Dr. Beth Currans, Eastern Michigan University
“Marching Dykes, Liberated Sluts, and Concerned Mothers: Women Transforming Public Space”
Speaking in Women in Protest on Friday, November 22nd 11:30am-1:00pm in Dillon Hall 353
From the Women in Black vigils and Dyke marches to the Million Mom March, women have seized a dynamic role in early twenty-first century protest. The varied demonstrations--whether about gender, sexuality, war, or other issues--share significant characteristics as space-claiming performances in and of themselves beyond their place in any broader movement. Elizabeth Currans blends feminist, queer, and critical race theory with performance studies, political theory, and geography to explore the outcomes and cultural relevance of public protest. Drawing on observation, interviews, and archival and published sources, Currans shows why and how women utilize public protest as a method of participating in contemporary political and cultural dialogues.
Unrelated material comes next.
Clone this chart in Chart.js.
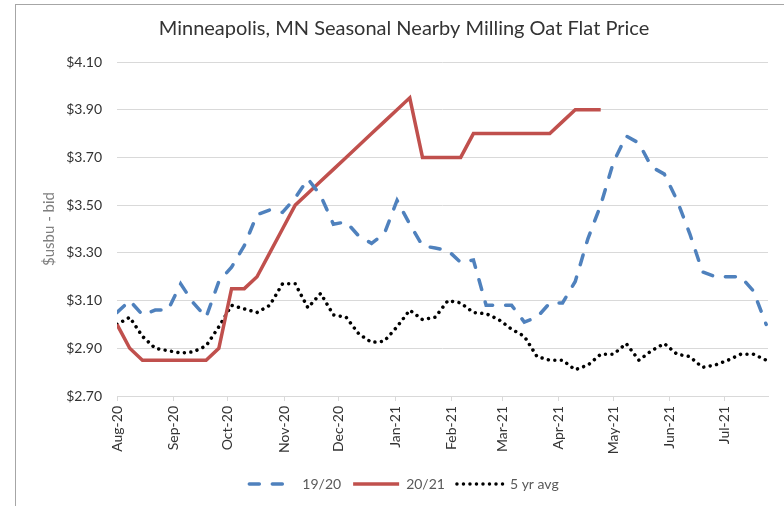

She also examines how groups treat public space as an important resource and explains the tactics different women protesters use to claim, transform, and hold it. In this talk, she will focus specifically on SlutWalks and feminist claims to physical and virtual spaces as a way of exploring how public demonstrations help feminist activists set boundaries, negotiate movement direction, and collectively claim spaces despite internal divisions.